Quinn Emanuel achieved a precedent-setting victory in the United States Court of Appeals for the Second Circuit on October 7 in a case resolving uncertainty over the scope of discovery available in American courts in support of litigation and arbitration proceedings in other jurisdictions. Following the forced sale of Banco Popular de Español, S.A. (“BPE”) to Banco Santander, S.A. in June 2017, various interested parties (including some represented by the firm) initiated or intervened in civil and criminal proceedings in a number of European and private forums. In support of those proceedings, Quinn Emanuel filed discovery applications in New York under a federal statute, 28 U.S.C. § 1782, that allows discovery from persons who “reside” or are “found” in the United States for use in proceedings outside of the United States. Although the district court denied the application with respect to Banco Santander itself, it permitted discovery from the bank’s U.S. affiliate, Santander Investment Securities, Inc., and it rejected the argument that such discovery should be limited to documents located in the United States.
On appeal, the Second Circuit was asked to decide (1) whether Banco Santander “resides or is found” within the judicial district for purposes of discovery under Section 1782, and (2) whether Section 1782 permits discovery of documents physically located outside of the United States. On the first question, the Second Circuit ruled that Section 1782 reaches “to the limits of personal jurisdiction consistent with due process,” rejecting Banco Santander’s attempt to narrow the statute’s applicability and instead formulating a new test to be applied when discovery is sought from corporations that are neither incorporated nor headquartered in a U.S. judicial district. Although the Court went on to decide on the facts before it that Banco Santander itself was not subject to discovery under the newly-announced standard, its decision provides a roadmap for future discovery applications.
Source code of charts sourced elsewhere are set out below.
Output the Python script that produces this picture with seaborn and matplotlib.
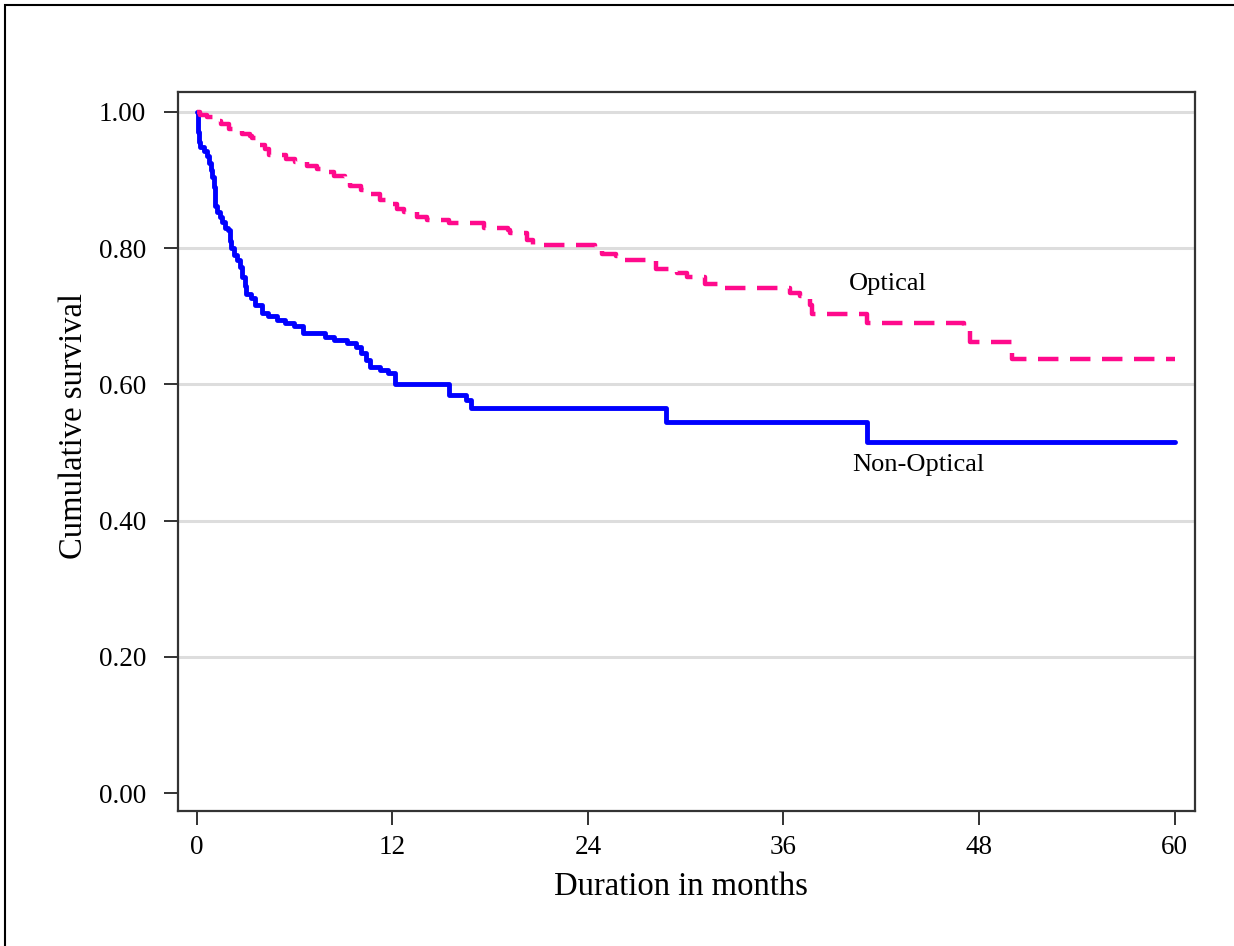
import numpy as np
import pandas as pd
import matplotlib
matplotlib.use("Agg")
import matplotlib.pyplot as plt
from matplotlib.patches import Rectangle
import seaborn as sns

# ---- data ----
non_optical_t = [0, 0.05, 0.1, 0.15, 0.2, 0.45, 0.6, 0.75, 0.85, 0.95,
                 1.05, 1.1, 1.15, 1.25, 1.4, 1.55, 1.75, 1.9, 2.05, 2.1,
                 2.3, 2.5, 2.65, 2.8, 2.95, 3.05, 3.3, 3.55, 4.0, 4.4,
                 4.9, 5.4, 5.95, 6.55, 7.9, 8.4, 9.2, 9.8, 10.1, 10.4,
                 10.6, 11.25, 11.75, 12.15, 15.45, 16.55, 16.8, 28.8, 41.15, 60]
non_optical_s = [1.0, 0.985, 0.97, 0.955, 0.948, 0.943, 0.935, 0.925, 0.915, 0.905,
                 0.89, 0.875, 0.862, 0.853, 0.845, 0.838, 0.830, 0.826, 0.81, 0.80,
                 0.79, 0.782, 0.772, 0.758, 0.745, 0.733, 0.727, 0.716, 0.705, 0.700,
                 0.695, 0.690, 0.685, 0.676, 0.670, 0.665, 0.661, 0.655, 0.646, 0.636,
                 0.626, 0.621, 0.616, 0.601, 0.584, 0.577, 0.566, 0.545, 0.516, 0.516]

optical_t = [0, 0.2, 0.6, 1.0, 1.5, 2.0, 2.75, 3.25, 3.4, 3.8,
             4.2, 4.45, 5.5, 6.0, 6.75, 7.35, 8.0, 8.4, 9.1, 9.4,
             10.1, 10.7, 11.25, 11.8, 12.3, 12.7, 13.5, 14.1, 15.45, 17.6,
             19.1, 19.25, 20.25, 20.65, 24.45, 24.85, 25.75, 26.0, 28.2, 29.45,
             30.05, 31.2, 32.1, 36.4, 37.0, 37.6, 37.75, 41.1, 47.1, 47.45,
             50.0, 60]
optical_s = [1.0, 0.995, 0.992, 0.987, 0.982, 0.975, 0.968, 0.965, 0.961, 0.951,
             0.945, 0.937, 0.931, 0.927, 0.921, 0.916, 0.912, 0.906, 0.897, 0.891,
             0.885, 0.879, 0.870, 0.864, 0.858, 0.853, 0.846, 0.841, 0.837, 0.829,
             0.826, 0.822, 0.812, 0.804, 0.797, 0.792, 0.789, 0.782, 0.770, 0.764,
             0.758, 0.748, 0.741, 0.734, 0.729, 0.716, 0.703, 0.690, 0.680, 0.662,
             0.637, 0.637]

x_ticks = [0, 12, 24, 36, 48, 60]
y_ticks = [0.0, 0.2, 0.4, 0.6, 0.8, 1.0]
y_tick_labels = ["0.00", "0.20", "0.40", "0.60", "0.80", "1.00"]
grid_levels = [0.2, 0.4, 0.6, 0.8, 1.0]

# ---- style ----
sns.set_style("white")
plt.rcParams["font.family"] = ["Liberation Serif", "DejaVu Serif"]
plt.rcParams["text.color"] = "black"
plt.rcParams["axes.labelcolor"] = "black"
plt.rcParams["xtick.color"] = "black"
plt.rcParams["ytick.color"] = "black"

fig = plt.figure(figsize=(12.34, 9.46), dpi=100)
ax = fig.add_axes([178 / 1234, 1 - 811 / 946, (1195 - 178) / 1234, (811 - 92) / 946])

# outer frame (left & top visible)
fig.patches.append(Rectangle((5 / 1234, -0.1), 1.2, 1.1 - 5 / 946,
                             transform=fig.transFigure, fill=False,
                             edgecolor="black", linewidth=1.5, zorder=0))

for g in grid_levels:
    ax.axhline(g, color="#dddddd", linewidth=2.2, zorder=0)

df_non = pd.DataFrame({"t": non_optical_t, "s": non_optical_s})
df_opt = pd.DataFrame({"t": optical_t, "s": optical_s})

sns.lineplot(data=df_non, x="t", y="s", ax=ax, estimator=None, sort=False,
             drawstyle="steps-post", color="#0000ff", linewidth=3.5, zorder=3)
sns.lineplot(data=df_opt, x="t", y="s", ax=ax, estimator=None, sort=False,
             drawstyle="steps-post", color="#ff0a8c", linewidth=3.2,
             linestyle=(0, (4.6, 2.6)), zorder=3)

ax.text(40.0, 0.747, "Optical", fontsize=19, va="center", ha="left")
ax.text(40.2, 0.482, "Non-Optical", fontsize=19, va="center", ha="left")

ax.set_xlim(-1.15, 61.25)
ax.set_ylim(-0.026, 1.029)
ax.set_xticks(x_ticks)
ax.set_yticks(y_ticks)
ax.set_yticklabels(y_tick_labels)
ax.tick_params(axis="both", which="major", direction="out", length=10,
               width=1.3, color="#222222", labelsize=19.5, bottom=True, left=True)
ax.tick_params(axis="y", pad=13)
ax.tick_params(axis="x", pad=7)

for sp in ax.spines.values():
    sp.set_color("#333333")
    sp.set_linewidth(1.6)
    sp.set_visible(True)

ax.set_xlabel("Duration in months", fontsize=23.5)
ax.set_ylabel("Cumulative survival", fontsize=23.5)
ax.xaxis.set_label_coords(0.4946, -0.084)
ax.yaxis.set_label_coords(-0.088, 0.535)

fig.savefig("out.png", dpi=100, facecolor="white")
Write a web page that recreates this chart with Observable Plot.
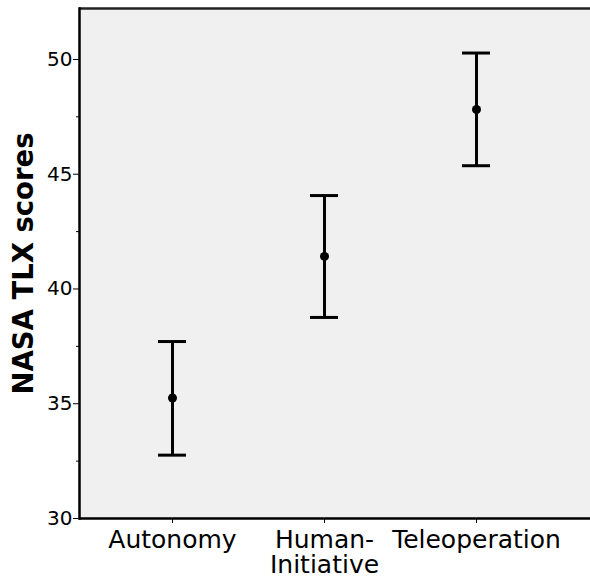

On the second question—whether Section 1782 allows discovery of documents located abroad, even if the responding entity itself “resides or is found” in the United States—the Court accepted Quinn Emanuel’s position that the statute’s express reference to the Federal Rules of Civil Procedure defined the territorial scope of available discovery, permitting access to all documents within a responding party’s possession, custody or control, regardless of physical location. At Quinn Emanuel’s urging, the Court also rejected Banco Santander’s argument that such discovery was barred by the so-called “presumption against extraterritoriality,” a presumption that Congress ordinarily does not mean for its legislation to have effect outside of the United States, as well as its argument that the legislative history and prior non-precedential appellate and lower court decisions supported a categorical bar to the discoverability under Section 1782 of documents located abroad.
The Second Circuit’s decision clarifies both the standard for obtaining discovery in the United States for use in foreign proceedings, as well as the scope of discovery available in such circumstances from corporations that are present in the United States but that maintain relevant documents elsewhere. The decision thereby reaffirms the importance of Section 1782 as a discovery device for litigants in judicial and arbitral proceedings around the globe.